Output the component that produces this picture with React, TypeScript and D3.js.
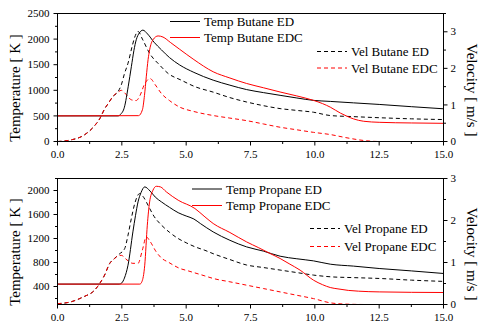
import React from "react";
import * as d3 from "d3";

// ---------- data ----------
const xTicks = [0, 2.5, 5, 7.5, 10, 12.5, 15];

// Butane (top panel)
const butTempED_t = [0, 2.35, 2.45, 2.6, 2.75, 2.87, 2.97, 3.06, 3.18, 3.32, 3.5, 3.75, 4.04, 4.35, 4.75, 5.3, 6.05, 6.7, 7.35, 8.0, 8.65, 9.3, 9.95, 10.6, 11.5, 12.5, 13.75, 15];
const butTempED_y = [500, 500, 530, 670, 1080, 1460, 1780, 1987, 2120, 2175, 2100, 1940, 1790, 1640, 1494, 1350, 1198, 1100, 1014, 955, 902, 850, 803, 783, 755, 724, 680, 639];

const butTempEDC_t = [0, 3.15, 3.3, 3.38, 3.45, 3.52, 3.58, 3.71, 3.91, 4.1, 4.4, 4.75, 5.3, 6.05, 6.7, 7.35, 8.0, 8.65, 9.3, 9.95, 10.3, 10.6, 11.0, 11.25, 11.5, 11.9, 12.5, 13.75, 15];
const butTempEDC_y = [500, 505, 620, 900, 1263, 1600, 1790, 1987, 2062, 2040, 1930, 1800, 1600, 1362, 1240, 1133, 1050, 967, 890, 803, 740, 671, 553, 493, 442, 395, 375, 362, 355];

const butVelED_t = [0, 0.5, 1.0, 1.44, 1.64, 1.83, 2.0, 2.15, 2.35, 2.48, 2.6, 2.74, 2.9, 3.0, 3.13, 3.3, 3.58, 3.97, 4.3, 4.8, 5.34, 6.05, 6.7, 7.35, 8.0, 8.65, 9.3, 9.95, 10.6, 11.5, 12.5, 13.75, 15];
const butVelED_y = [0, 0.04, 0.16, 0.43, 0.62, 0.89, 1.07, 1.23, 1.36, 1.55, 1.85, 2.14, 2.6, 2.85, 3.01, 2.8, 2.41, 2.09, 1.86, 1.68, 1.5, 1.35, 1.2, 1.08, 0.98, 0.9, 0.85, 0.8, 0.71, 0.68, 0.65, 0.62, 0.6];

const butVelEDC_t = [0, 0.5, 1.0, 1.44, 1.64, 1.83, 2.0, 2.15, 2.35, 2.48, 2.65, 2.87, 3.06, 3.2, 3.39, 3.6, 3.8, 4.04, 4.35, 4.75, 5.3, 6.05, 6.7, 7.35, 8.0, 8.65, 9.3, 9.95, 10.6, 11.25, 12.0, 12.5, 15];
const butVelEDC_y = [0, 0.04, 0.16, 0.43, 0.62, 0.89, 1.07, 1.23, 1.35, 1.4, 1.3, 1.14, 1.12, 1.25, 1.58, 1.72, 1.55, 1.31, 1.12, 0.94, 0.82, 0.71, 0.64, 0.57, 0.48, 0.39, 0.32, 0.25, 0.19, 0.1, 0.02, 0, 0];

// Propane (bottom panel)
const proTempED_t = [0, 2.4, 2.5, 2.6, 2.74, 2.93, 3.03, 3.13, 3.25, 3.39, 3.6, 3.8, 4.04, 4.35, 4.69, 5.0, 5.3, 5.55, 6.05, 6.7, 7.35, 8.0, 8.65, 9.3, 9.95, 10.6, 11.5, 12.5, 13.75, 15];
const proTempED_y = [440, 440, 460, 540, 755, 1310, 1580, 1810, 1970, 2060, 1990, 1890, 1810, 1720, 1630, 1575, 1525, 1450, 1310, 1170, 1060, 990, 905, 862, 827, 772, 740, 700, 660, 617];

const proTempEDC_t = [0, 3.2, 3.28, 3.39, 3.49, 3.58, 3.71, 3.84, 4.0, 4.23, 4.69, 5.34, 5.73, 6.05, 6.7, 7.35, 7.8, 8.26, 8.65, 9.0, 9.43, 9.95, 10.3, 10.6, 10.9, 11.3, 11.7, 12.5, 15];
const proTempEDC_y = [440, 440, 480, 755, 1422, 1810, 2005, 2070, 2060, 1977, 1838, 1700, 1560, 1450, 1300, 1143, 1050, 950, 867, 780, 672, 505, 430, 383, 360, 335, 322, 310, 300];

const proVelED_t = [0, 0.5, 1.0, 1.44, 1.64, 1.83, 2.03, 2.22, 2.4, 2.61, 2.74, 2.87, 3.0, 3.19, 3.35, 3.52, 3.75, 4.04, 4.35, 4.69, 5.0, 5.4, 5.73, 6.05, 6.7, 7.35, 8.0, 8.65, 9.3, 9.95, 10.6, 11.5, 12.5, 13.75, 15];
const proVelED_y = [0.02, 0.06, 0.18, 0.34, 0.5, 0.7, 0.98, 1.1, 1.2, 1.33, 1.65, 2.05, 2.4, 2.64, 2.55, 2.36, 2.1, 1.89, 1.72, 1.57, 1.47, 1.36, 1.29, 1.21, 1.07, 0.94, 0.88, 0.82, 0.76, 0.7, 0.66, 0.64, 0.62, 0.58, 0.55];

const proVelEDC_t = [0, 0.5, 1.0, 1.44, 1.64, 1.83, 2.03, 2.15, 2.36, 2.48, 2.7, 2.93, 3.13, 3.3, 3.45, 3.6, 3.84, 4.05, 4.3, 4.75, 5.08, 5.73, 6.05, 6.7, 7.35, 8.0, 8.65, 9.3, 9.95, 10.6, 11.2, 12.0, 15];
const proVelEDC_y = [0.02, 0.06, 0.18, 0.34, 0.5, 0.7, 0.98, 1.05, 1.16, 1.17, 1.06, 0.98, 0.98, 1.3, 1.61, 1.5, 1.25, 1.1, 1.01, 0.86, 0.8, 0.68, 0.62, 0.54, 0.46, 0.38, 0.3, 0.22, 0.14, 0.04, 0.01, 0, 0];

const FONT = "'Liberation Serif', 'Times New Roman', serif";

type Series = { t: number[]; y: number[]; color: string; dashed: boolean; axis: "T" | "V"; label: string };

interface PanelProps {
  top: number;
  bottom: number;
  tDomain: [number, number];
  tTicks: number[];
  tMajorStep: number;
  vDomain: [number, number];
  vTicks: number[];
  series: Series[];
  legendTemp: { x: number; y1: number; y2: number };
  legendVel: { x: number; y1: number; y2: number };
  leftTitleY: number;
  rightTitleY: number;
}

const L = 57.5;
const R = 443.5;

function Panel(p: PanelProps) {
  const x = d3.scaleLinear().domain([0, 15]).range([L, R]);
  const yT = d3.scaleLinear().domain(p.tDomain).range([p.bottom, p.top]);
  const yV = d3.scaleLinear().domain(p.vDomain).range([p.bottom, p.top]);
  const xMinor = d3.range(0, 15.001, 1.25);
  const vMinor = d3.range(p.vDomain[0], p.vDomain[1] + 0.001, 0.5);

  return (
    <g>
      {p.series.map((s, i) => {
        const ys = s.axis === "T" ? yT : yV;
        const pts: [number, number][] = s.t.map((t, k) => [t, s.y[k]]);
        const line = d3
          .line<[number, number]>()
          .x((d) => x(d[0]))
          .y((d) => ys(d[1]))
          .curve(d3.curveMonotoneX);
        return (
          <path
            key={i}
            d={line(pts) || ""}
            fill="none"
            stroke={s.color}
            strokeWidth={1}
            strokeDasharray={s.dashed ? "4,3" : undefined}
          />
        );
      })}
      {/* frame */}
      <rect x={L} y={p.top} width={R - L} height={p.bottom - p.top} fill="none" stroke="#000" strokeWidth={1} />
      {/* x ticks */}
      {xMinor.map((t, i) => {
        const major = Math.abs(t / 2.5 - Math.round(t / 2.5)) < 1e-6;
        return <line key={i} x1={x(t)} x2={x(t)} y1={p.bottom} y2={p.bottom + (major ? 4 : 2.5)} stroke="#000" />;
      })}
      {xTicks.map((t, i) => (
        <text key={i} x={x(t)} y={p.bottom + 16.5} textAnchor="middle" fontFamily={FONT} fontSize={11} fill="#000">
          {t.toFixed(1)}
        </text>
      ))}
      {/* left ticks */}
      {p.tTicks.map((v, i) => {
        const major = Math.abs(v % p.tMajorStep) < 1e-6;
        return (
          <g key={i}>
            <line x1={L} x2={L - (major ? 4 : 2.5)} y1={yT(v)} y2={yT(v)} stroke="#000" />
            {major && (
              <text x={L - 8} y={yT(v) + 3.6} textAnchor="end" fontFamily={FONT} fontSize={11} fill="#000">
                {v}
              </text>
            )}
          </g>
        );
      })}
      {/* right ticks */}
      {vMinor.map((v, i) => {
        const major = Math.abs(v - Math.round(v)) < 1e-6;
        return (
          <g key={i}>
            <line x1={R} x2={R + (major ? 4 : 2.5)} y1={yV(v)} y2={yV(v)} stroke="#000" />
            {major && (
              <text x={R + 7} y={yV(v) + 3.6} textAnchor="start" fontFamily={FONT} fontSize={11} fill="#000">
                {v}
              </text>
            )}
          </g>
        );
      })}
      {/* axis titles */}
      <text
        transform={`translate(20,${p.leftTitleY}) rotate(-90)`}
        textAnchor="middle"
        fontFamily={FONT}
        fontSize={15}
        fill="#000"
      >
        Temperature [ K ]
      </text>
      <text
        transform={`translate(467,${p.rightTitleY}) rotate(90)`}
        textAnchor="middle"
        fontFamily={FONT}
        fontSize={15}
        fill="#000"
      >
        Velocity [ m/s ]
      </text>
      {/* legends */}
      {p.series.map((s, i) => {
        const lg = s.axis === "T" ? p.legendTemp : p.legendVel;
        const ly = s.color === "#000" ? lg.y1 : lg.y2;
        return (
          <g key={"lg" + i}>
            <line
              x1={lg.x}
              x2={lg.x + 30}
              y1={ly}
              y2={ly}
              stroke={s.color}
              strokeWidth={1}
              strokeDasharray={s.dashed ? "4,3" : undefined}
            />
            <text x={lg.x + 34} y={ly + 4.5} fontFamily={FONT} fontSize={13} fill="#000">
              {s.label}
            </text>
          </g>
        );
      })}
    </g>
  );
}

export default function App() {
  const topSeries: Series[] = [
    { t: butVelED_t, y: butVelED_y, color: "#000", dashed: true, axis: "V", label: "Vel Butane ED" },
    { t: butVelEDC_t, y: butVelEDC_y, color: "#ff0000", dashed: true, axis: "V", label: "Vel Butane EDC" },
    { t: butTempED_t, y: butTempED_y, color: "#000", dashed: false, axis: "T", label: "Temp Butane ED" },
    { t: butTempEDC_t, y: butTempEDC_y, color: "#ff0000", dashed: false, axis: "T", label: "Temp Butane EDC" },
  ];
  const botSeries: Series[] = [
    { t: proVelED_t, y: proVelED_y, color: "#000", dashed: true, axis: "V", label: "Vel Propane ED" },
    { t: proVelEDC_t, y: proVelEDC_y, color: "#ff0000", dashed: true, axis: "V", label: "Vel Propane EDC" },
    { t: proTempED_t, y: proTempED_y, color: "#000", dashed: false, axis: "T", label: "Temp Propane ED" },
    { t: proTempEDC_t, y: proTempEDC_y, color: "#ff0000", dashed: false, axis: "T", label: "Temp Propane EDC" },
  ];
  return (
    <svg width={489} height={330} style={{ position: "absolute", left: 0, top: 0, background: "#fff" }}>
      <rect width={489} height={330} fill="#fff" />
      <Panel
        top={13.5}
        bottom={141.5}
        tDomain={[0, 2500]}
        tTicks={d3.range(0, 2501, 250)}
        tMajorStep={500}
        vDomain={[0, 3.5]}
        vTicks={[0, 1, 2, 3]}
        series={topSeries}
        legendTemp={{ x: 170, y1: 21.5, y2: 37.5 }}
        legendVel={{ x: 317, y1: 51.5, y2: 68 }}
        leftTitleY={88}
        rightTitleY={90}
      />
      <Panel
        top={178.5}
        bottom={304.5}
        tDomain={[100, 2200]}
        tTicks={d3.range(200, 2201, 200)}
        tMajorStep={400}
        vDomain={[0, 3]}
        vTicks={[0, 1, 2, 3]}
        series={botSeries}
        legendTemp={{ x: 192, y1: 189, y2: 205.5 }}
        legendVel={{ x: 310, y1: 228.5, y2: 246.5 }}
        leftTitleY={252}
        rightTitleY={254}
      />
    </svg>
  );
}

▸ WRITTEN INSTRUCTION
Return nothing but the lines running from the start of the data to the line with "0.65, 0.62, 0.6];", please, both ends included and no pictures.

▸ OUTPUT OF THE EXERCISE
Output the component that produces this picture with React, TypeScript and D3.js.
import React from "react";
import * as d3 from "d3";

// ---------- data ----------
const xTicks = [0, 2.5, 5, 7.5, 10, 12.5, 15];

// Butane (top panel)
const butTempED_t = [0, 2.35, 2.45, 2.6, 2.75, 2.87, 2.97, 3.06, 3.18, 3.32, 3.5, 3.75, 4.04, 4.35, 4.75, 5.3, 6.05, 6.7, 7.35, 8.0, 8.65, 9.3, 9.95, 10.6, 11.5, 12.5, 13.75, 15];
const butTempED_y = [500, 500, 530, 670, 1080, 1460, 1780, 1987, 2120, 2175, 2100, 1940, 1790, 1640, 1494, 1350, 1198, 1100, 1014, 955, 902, 850, 803, 783, 755, 724, 680, 639];

const butTempEDC_t = [0, 3.15, 3.3, 3.38, 3.45, 3.52, 3.58, 3.71, 3.91, 4.1, 4.4, 4.75, 5.3, 6.05, 6.7, 7.35, 8.0, 8.65, 9.3, 9.95, 10.3, 10.6, 11.0, 11.25, 11.5, 11.9, 12.5, 13.75, 15];
const butTempEDC_y = [500, 505, 620, 900, 1263, 1600, 1790, 1987, 2062, 2040, 1930, 1800, 1600, 1362, 1240, 1133, 1050, 967, 890, 803, 740, 671, 553, 493, 442, 395, 375, 362, 355];

const butVelED_t = [0, 0.5, 1.0, 1.44, 1.64, 1.83, 2.0, 2.15, 2.35, 2.48, 2.6, 2.74, 2.9, 3.0, 3.13, 3.3, 3.58, 3.97, 4.3, 4.8, 5.34, 6.05, 6.7, 7.35, 8.0, 8.65, 9.3, 9.95, 10.6, 11.5, 12.5, 13.75, 15];
const butVelED_y = [0, 0.04, 0.16, 0.43, 0.62, 0.89, 1.07, 1.23, 1.36, 1.55, 1.85, 2.14, 2.6, 2.85, 3.01, 2.8, 2.41, 2.09, 1.86, 1.68, 1.5, 1.35, 1.2, 1.08, 0.98, 0.9, 0.85, 0.8, 0.71, 0.68, 0.65, 0.62, 0.6];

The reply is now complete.